My husbands a marine...just the thought of him deploying scares me...but you could always make like a video for your hubby. After he leaves each week you could make a video of how you're feeling. The changes that are going through your body. Or you could take pictures of your belly. Just update him on the growth of your baby. An when you go through labor try having someone there with you. See if they'll record the birth of your child. That way he won't completely miss out.

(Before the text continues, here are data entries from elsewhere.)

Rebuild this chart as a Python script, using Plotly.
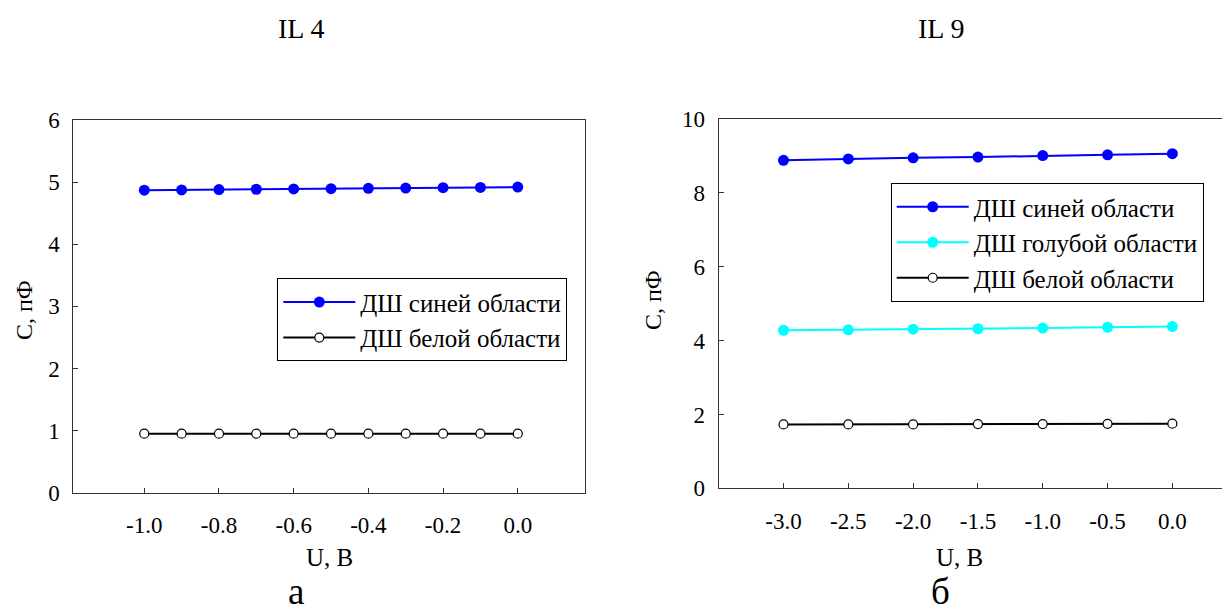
import plotly.graph_objects as go

# Panel (а): IL 4
u_il4 = [-1.0, -0.9, -0.8, -0.7, -0.6, -0.5, -0.4, -0.3, -0.2, -0.1, 0.0]
c_il4_blue = [4.87, 4.875, 4.88, 4.885, 4.89, 4.895, 4.90, 4.905, 4.91, 4.915, 4.92]
c_il4_white = [0.95, 0.95, 0.95, 0.95, 0.95, 0.95, 0.95, 0.95, 0.95, 0.95, 0.95]

# Panel (б): IL 9
u_il9 = [-3.0, -2.5, -2.0, -1.5, -1.0, -0.5, 0.0]
c_il9_blue = [8.88, 8.92, 8.95, 8.97, 9.01, 9.03, 9.06]
c_il9_cyan = [4.28, 4.29, 4.31, 4.32, 4.34, 4.36, 4.38]
c_il9_white = [1.73, 1.73, 1.73, 1.74, 1.74, 1.745, 1.75]

name_blue = "ДШ синей области"
name_cyan = "ДШ голубой области"
name_white = "ДШ белой области"

FONT = "'Liberation Serif', 'Times New Roman', 'DejaVu Serif', serif"
W, H = 1222, 614

fig = go.Figure()

blue_marker = dict(symbol="circle", size=11, color="#0000ff", line=dict(width=0))
cyan_marker = dict(symbol="circle", size=11, color="#00ffff", line=dict(width=0))
white_marker = dict(symbol="circle", size=9, color="white", line=dict(width=1.2, color="black"))

fig.add_trace(go.Scatter(x=u_il4, y=c_il4_blue, mode="lines+markers", name=name_blue,
                         line=dict(color="#0000ff", width=2), marker=blue_marker,
                         xaxis="x", yaxis="y", legend="legend"))
fig.add_trace(go.Scatter(x=u_il4, y=c_il4_white, mode="lines+markers", name=name_white,
                         line=dict(color="black", width=2), marker=white_marker,
                         xaxis="x", yaxis="y", legend="legend"))

fig.add_trace(go.Scatter(x=u_il9, y=c_il9_blue, mode="lines+markers", name=name_blue,
                         line=dict(color="#0000ff", width=2), marker=blue_marker,
                         xaxis="x2", yaxis="y2", legend="legend2"))
fig.add_trace(go.Scatter(x=u_il9, y=c_il9_cyan, mode="lines+markers", name=name_cyan,
                         line=dict(color="#00ffff", width=2), marker=cyan_marker,
                         xaxis="x2", yaxis="y2", legend="legend2"))
fig.add_trace(go.Scatter(x=u_il9, y=c_il9_white, mode="lines+markers", name=name_white,
                         line=dict(color="black", width=2), marker=white_marker,
                         xaxis="x2", yaxis="y2", legend="legend2"))

axis_common = dict(
    showgrid=False, zeroline=False, showline=True, linecolor="#333333", linewidth=1,
    mirror=True, ticks="inside", ticklen=5, tickcolor="#333333", automargin=False,
    tickfont=dict(family=FONT, size=23, color="black"),
)

legend_common = dict(
    xanchor="left", yanchor="top", bgcolor="white", bordercolor="black", borderwidth=1,
    font=dict(family=FONT, size=25, color="black"), itemwidth=72, tracegroupgap=0,
)

fig.update_layout(
    width=W, height=H,
    margin=dict(l=0, r=0, t=0, b=0, autoexpand=False),
    paper_bgcolor="white", plot_bgcolor="white",
    font=dict(family=FONT, color="black"),
    xaxis=dict(axis_common, domain=[73.3 / W, 585 / W], range=[-1.19, 0.18],
               tickvals=[-1.0, -0.8, -0.6, -0.4, -0.2, 0.0],
               ticktext=["-1.0", "-0.8", "-0.6", "-0.4", "-0.2", "0.0"],
               ticklabelstandoff=12, anchor="y"),
    yaxis=dict(axis_common, domain=[1 - 492.7 / H, 1 - 120 / H], range=[0, 6],
               tickvals=[0, 1, 2, 3, 4, 5, 6], ticklabelstandoff=8, anchor="x"),
    xaxis2=dict(axis_common, domain=[718.7 / W, 1.0], range=[-3.5, 0.383],
                tickvals=[-3.0, -2.5, -2.0, -1.5, -1.0, -0.5, 0.0],
                ticktext=["-3.0", "-2.5", "-2.0", "-1.5", "-1.0", "-0.5", "0.0"],
                ticklabelstandoff=12, anchor="y2"),
    yaxis2=dict(axis_common, domain=[1 - 488.3 / H, 1 - 119 / H], range=[0, 10],
                tickvals=[0, 2, 4, 6, 8, 10], ticklabelstandoff=8, anchor="x2"),
    legend=dict(legend_common, x=277.3 / W, y=1 - 278.3 / H),
    legend2=dict(legend_common, x=890.7 / W, y=1 - 183 / H),
    showlegend=True,
)

def text(x, y, s, size, yanchor="middle"):
    fig.add_annotation(x=x / W, y=1 - y / H, xref="paper", yref="paper", text=s,
                       showarrow=False, xanchor="center", yanchor=yanchor,
                       font=dict(family=FONT, size=size, color="black"))

text(301, 28, "IL 4", 28)
text(941, 28, "IL 9", 28)
text(329, 557, "U, В", 25)
text(959, 557, "U, В", 25)
text(296, 614, "а", 37, yanchor="bottom")
text(940, 614, "б", 37, yanchor="bottom")

# rotated y-axis titles
for xpix, ypix in [(24, 310), (653, 300)]:
    fig.add_annotation(x=xpix / W, y=1 - ypix / H, xref="paper", yref="paper",
                       text="C, пФ", showarrow=False, textangle=-90,
                       xanchor="center", yanchor="middle",
                       font=dict(family=FONT, size=24, color="black"))

fig.write_html("out.html")
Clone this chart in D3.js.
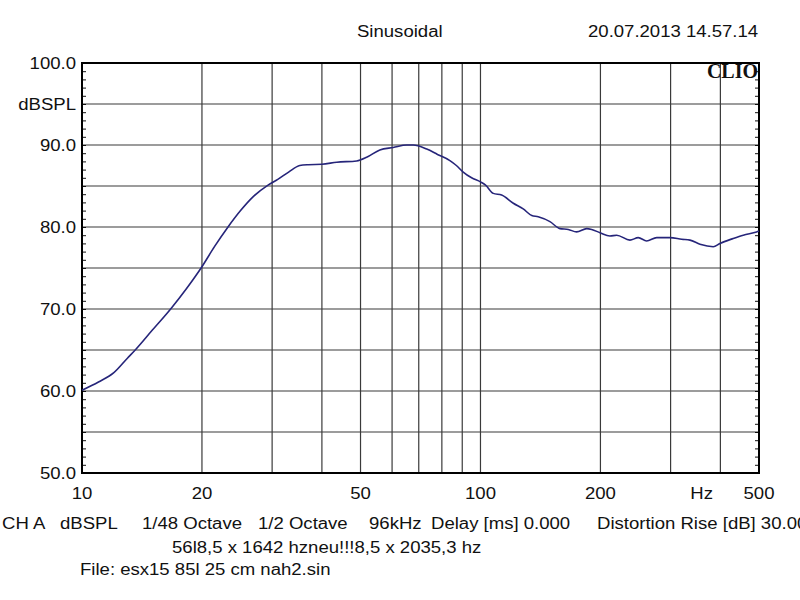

Yeah I know it wont be the same but im sure being near family will help just a tad, i went home for his 1st deployment wasnt preggo and it was still hard but u get used to it. If hes not able to come home at least he will be there while the baby is still young so he will be there for the biggest changes, newborns just eat slp and poop so when daddy comes back he may get a sincere smile or something. Just try ur best to weigh in on the positives that will come out of this. He will be even more financialy able/stable to support you and the baby, deployments also create a whole new love for each other. there are so many other wives who have done this before so you are never alone as i said before its just comes with this lifestyle. It sometimes seems that there are more downs then ups sometimes but we have to be strong and endure
I never heard that but it seems as if they do come at the worst time! I am actually going back to my parents house when he leaves and I know that will help a bit but.its still not the same as having my husband there I'm gonna miss him...and he asked his gunny Sgt about that and they basically said more than likely he won't get to cone back because its at the end of his deployment...I just feel like I can't even look forward to having my boy when I.feel that time is just going to be sooo stressful...we've been staying off base but were gonna do base housing for a lil while when he.comes back and I'm gonna have to drive 5 hours with a newborn to pick up the keys...it just seems like too much for a new mom to deal with Idk maybe I'm just putting too much thought.into it
Thank yu for that too I know only military wives can relate...and army or marines we all deal with the same stuff
I know its horrible I hate deployments and my husband and I have been trying for a while also and all of a sudden it happens now, I have always heard that babies come at the worst possible time, maybe he can do the skype thing to watch the birth, ive heard of that being done b4. Has he ever talked to his leadership to see if there is anychance they can try to get him home for the delivery? Also if you stay on a base im sure there are plenty support groups there to try and help you get through this. Im here if you ever need to vent again in the future to someone that can actually relate, even tho we are affiliated with 2 diff branches (Army) we are still all one in this life together
Thanks..its just so hard being pregnant and emotional and we've been excited since we found out and he's basically going to miss my whole pregnancy ill be just past 20 wks when he leaves. I know ill be able to do it but him being deployed while the baby is born was never supposed to happen): he hasn't even left yet and I feel like.I miss.him already
I sincerely hope yer husband doesn't have to deploy until after no women should have to go thru this
Hi Hun, I totally feel your pain since im a military wife as well and frankly this is the everyday issues we have to deal with all the time. Though nothing about a deployment is easy especially when he will miss so many memorable events just try n focus on your new little one. I just found out im pregnant and due in April and our anniversary is also in April and he is suppose to deploy in April or maybe march but he is saying that he will be able to stay for the birth and deploy later (praying on this one) but if not theres nothing left to do but pray and ask God for the strength to get through it. Only other military wives understand what we go through and it takes a strong woman to endure and i am sure you will be fine!